Renewable technologies, including synthetic fuels, will have leapt forward and be at close to full capacity, but the failure to replace fossil-based electricity generation networks quickly enough will have left an ominous gap in potential energy supply.

The international scene in these circumstances is likely to become dominated by increasingly nervy and antagonistic struggles to control the essential resources necessary to manufacture technologies such as battery storage.

Essential resources

An alarmingly large amount of these essential resources required for this post-fossil-fuel economy – such as for batteries, wind turbines, solar panels - will continue to be controlled by an increasingly assertive and expansive China, with Europe, Russia and the USA each badly hampered by a lack of access to the raw materials. There will be ongoing turf wars over raw materials and processing infrastructure.

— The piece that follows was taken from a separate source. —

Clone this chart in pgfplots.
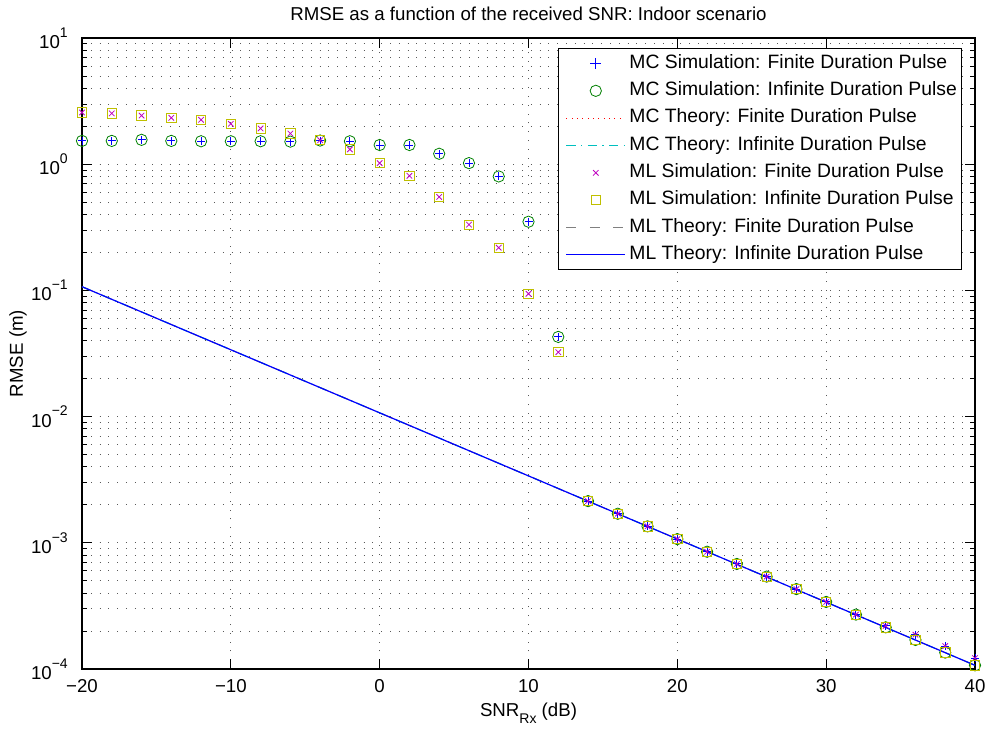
\documentclass[border=0pt]{standalone}
\usepackage{fontspec}
\setmainfont{Liberation Sans}
\usepackage{pgfplots}
\pgfplotsset{compat=1.18}
\usetikzlibrary{calc}
\definecolor{mgreen}{rgb}{0,0.5,0}
\definecolor{mcyan}{rgb}{0,0.75,0.75}
\definecolor{mmag}{rgb}{0.75,0,0.75}
\definecolor{myel}{rgb}{0.75,0.75,0}
\definecolor{mblue}{rgb}{0,0,1}
\newcommand{\mysup}[1]{\raisebox{0.6em}{\fontsize{10.5}{10.5}\selectfont #1}}
\newcommand{\mysub}[1]{\raisebox{-0.4em}{\fontsize{10.5}{10.5}\selectfont #1}}
\begin{document}
\begin{tikzpicture}
\begin{axis}[
  scale only axis,
  width=669.75pt, height=473.25pt,
  xmin=-20, xmax=40,
  ymode=log, ymin=1e-4, ymax=10,
  xtick={-20,-10,0,10,20,30,40},
  xticklabels={−20,−10,0,10,20,30,40},
  ytick={1e-4,1e-3,1e-2,1e-1,1,10},
  yticklabels={10\mysup{−4},10\mysup{−3},10\mysup{−2},10\mysup{−1},10\mysup{0},10\mysup{1}},
  font=\fontsize{14}{17}\selectfont,
  tick align=inside,
  major tick length=7.5pt,
  minor tick length=3.75pt,
  every tick/.style={black, line width=0.6pt},
  axis line style={line width=0.9pt},
  xmajorgrids, ymajorgrids, yminorgrids,
  major grid style={black!65, line width=0.55pt, dash pattern=on 0.7pt off 5.9pt},
  minor grid style={black!65, line width=0.55pt, dash pattern=on 0.7pt off 5.9pt},
  xticklabel style={anchor=base, inner sep=0pt, yshift=-17.5pt},
  yticklabel style={anchor=east, inner sep=0pt, xshift=-10.5pt},
  title={RMSE as a function of the received SNR: Indoor scenario},
  title style={at={(axis description cs:0.5,1)}, anchor=base, yshift=7pt, inner sep=0pt},
  xlabel={SNR\mysub{Rx} (dB)},
  xlabel style={at={(axis description cs:0.5,-0.0745)}, anchor=base, inner sep=0pt},
  ylabel={RMSE (m)},
  ylabel style={at={(axis description cs:-0.0717,0.5)}, anchor=center, inner sep=0pt},
  legend cell align=left,
  legend image code/.code={\path[draw=none] (0pt,0pt) -- (50pt,0pt); \draw[mark repeat=2,mark phase=2,#1] plot coordinates {(4.75pt,0pt) (26.75pt,0pt) (48.75pt,0pt)};},
  legend style={at={(axis description cs:1,1)}, anchor=north east, xshift=-9.75pt, yshift=-7.5pt,
    draw=black, line width=0.75pt, inner xsep=1.5pt, inner ysep=1pt, row sep=0pt,
    font=\fontsize{14.5}{17}\selectfont,
    nodes={inner xsep=2pt, inner ysep=3.75pt, text height=10pt, text depth=3pt}},
]
% MC simulation: finite
\addplot[only marks, mark=+, mark size=3pt, draw=mblue, color=mblue, mark options={draw=mblue, line width=0.7pt},
  legend image code/.code={\path[draw=none] (0pt,0pt) -- (50pt,0pt); \draw[draw=mblue, color=mblue, line width=0.7pt] (22.75pt,0pt) -- (30.75pt,0pt) (26.75pt,-4pt) -- (26.75pt,4pt);}] coordinates {
(-20,1.53) (-18,1.53) (-16,1.56) (-14,1.53) (-12,1.52) (-10,1.52) (-8,1.52) (-6,1.51) (-4,1.54) (-2,1.52)
(0,1.42) (2,1.42) (4,1.21) (6,1.02) (8,0.80) (10,0.35) (12,0.0428)
(14,2.14e-3) (16,1.70e-3) (18,1.35e-3) (20,1.07e-3) (22,8.5e-4) (24,6.8e-4) (26,5.4e-4) (28,4.3e-4)
(30,3.4e-4) (32,2.7e-4) (34,2.2e-4) (36,1.87e-4) (38,1.52e-4) (40,1.22e-4)};
\addlegendentry{MC Simulation: Finite Duration Pulse}
% MC simulation: infinite
\addplot[only marks, mark=o, mark size=4.25pt, color=mgreen, mark options={mgreen, line width=0.6pt}] coordinates {
(-20,1.53) (-18,1.53) (-16,1.56) (-14,1.53) (-12,1.52) (-10,1.52) (-8,1.52) (-6,1.51) (-4,1.54) (-2,1.52)
(0,1.42) (2,1.42) (4,1.21) (6,1.02) (8,0.80) (10,0.35) (12,0.0428)
(14,2.14e-3) (16,1.70e-3) (18,1.35e-3) (20,1.07e-3) (22,8.5e-4) (24,6.8e-4) (26,5.4e-4) (28,4.3e-4)
(30,3.4e-4) (32,2.7e-4) (34,2.14e-4) (36,1.70e-4) (38,1.35e-4) (40,1.07e-4)};
\addlegendentry{MC Simulation: Infinite Duration Pulse}
% MC theory: finite
\addplot[red, line width=0.6pt, dash pattern=on 0.75pt off 3.25pt] coordinates {(-20,0.107) (10,3.39e-3) (40,1.07e-4)};
\addlegendentry{MC Theory: Finite Duration Pulse}
% MC theory: infinite
\addplot[draw=mcyan, color=mcyan, line width=0.85pt, dash pattern=on 7pt off 4pt on 1pt off 4pt,
  legend image code/.code={\path[draw=none] (0pt,0pt) -- (50pt,0pt); \draw[draw=mcyan, line width=0.85pt, dash pattern=on 7pt off 4pt on 1pt off 4pt] (4.75pt,0pt) -- (48.75pt,0pt);}] coordinates {(-20,0.107) (10,3.39e-3) (40,1.07e-4)};
\addlegendentry{MC Theory: Infinite Duration Pulse}
% ML simulation: finite
\addplot[only marks, mark=x, mark size=2.9pt, color=mmag, mark options={mmag, line width=0.6pt}] coordinates {
(-20,2.57) (-18,2.53) (-16,2.43) (-14,2.33) (-12,2.25) (-10,2.09) (-8,1.92) (-6,1.75) (-4,1.55) (-2,1.31)
(0,1.02) (2,0.81) (4,0.55) (6,0.332) (8,0.218) (10,0.094) (12,0.0324)
(14,2.14e-3) (16,1.70e-3) (18,1.35e-3) (20,1.07e-3) (22,8.5e-4) (24,6.8e-4) (26,5.4e-4) (28,4.3e-4)
(30,3.4e-4) (32,2.7e-4) (34,2.2e-4) (36,1.87e-4) (38,1.52e-4) (40,1.22e-4)};
\addlegendentry{ML Simulation: Finite Duration Pulse}
% ML simulation: infinite
\addplot[only marks, mark=square, mark size=3.5pt, color=myel, mark options={myel, line width=0.6pt}] coordinates {
(-20,2.57) (-18,2.53) (-16,2.43) (-14,2.33) (-12,2.25) (-10,2.09) (-8,1.92) (-6,1.75) (-4,1.55) (-2,1.31)
(0,1.02) (2,0.81) (4,0.55) (6,0.332) (8,0.218) (10,0.094) (12,0.0324)
(14,2.14e-3) (16,1.70e-3) (18,1.35e-3) (20,1.07e-3) (22,8.5e-4) (24,6.8e-4) (26,5.4e-4) (28,4.3e-4)
(30,3.4e-4) (32,2.7e-4) (34,2.14e-4) (36,1.70e-4) (38,1.35e-4) (40,1.07e-4)};
\addlegendentry{ML Simulation: Infinite Duration Pulse}
% ML theory: finite
\addplot[black!50, line width=0.75pt, dash pattern=on 7.5pt off 10pt] coordinates {(-20,0.107) (10,3.39e-3) (40,1.07e-4)};
\addlegendentry{ML Theory: Finite Duration Pulse}
% ML theory: infinite
\addplot[blue, line width=0.9pt] coordinates {(-20,0.107) (10,3.39e-3) (40,1.07e-4)};
\addlegendentry{ML Theory: Infinite Duration Pulse}
\end{axis}
\pgfresetboundingbox
\useasboundingbox ($(current axis.south west)+(-61.5pt,-45pt)$) rectangle ($(current axis.north east)+(12.75pt,28.5pt)$);
\end{tikzpicture}
\end{document}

Just as any human colony on Mars will need rigid social organisation in order to survive the extreme conditions, environmental collapse on Earth will force the hand of government into every area of social and economic life.

All energy spent will have to be accounted for to the governmental bodies tasked with ensuring that the lights stay on for as long as possible. Where and how you work and play will no longer be a choice you are free to make alone, even if you are one of the few who has the resources to cope with the ever-increasing living costs.

A Martian colonist will live inside a structure or sealed suit for every moment of their life. They just need to glance up or look out to recognise how flimsy the barrier is between the comforts of life and obliteration. Each breath for the Martian will be a reminder of the fragility of life. For Earth dwellers, though, the delicate contingency of the things that protect us is much harder to see, because it is the water we swim in.

The need to avoid complacency

Those of us privileged to live in the wealthy west exist in a moment of abundance beyond anything experienced by humans before. It has made us complacent. Even when we think we are attending to the risks, fighting for better, greener places and modes of transport, our actions are generally conditioned by assumptions of security and continuity that we are not justified to hold.

You may ask - is burning carbon-based fuels to get more humans to Mars really that necessary? But this shouldn’t be a council of despair. We have seen climate respond to human activity in one direction and we have good reason to believe it can be corrected by human activity if we take the right actions at the right scale and at great pace.

Our future Martian counterpart noticing a crack spreading in a pane of their living module will not have to be encouraged to react with urgency. We need some of the same urgency now.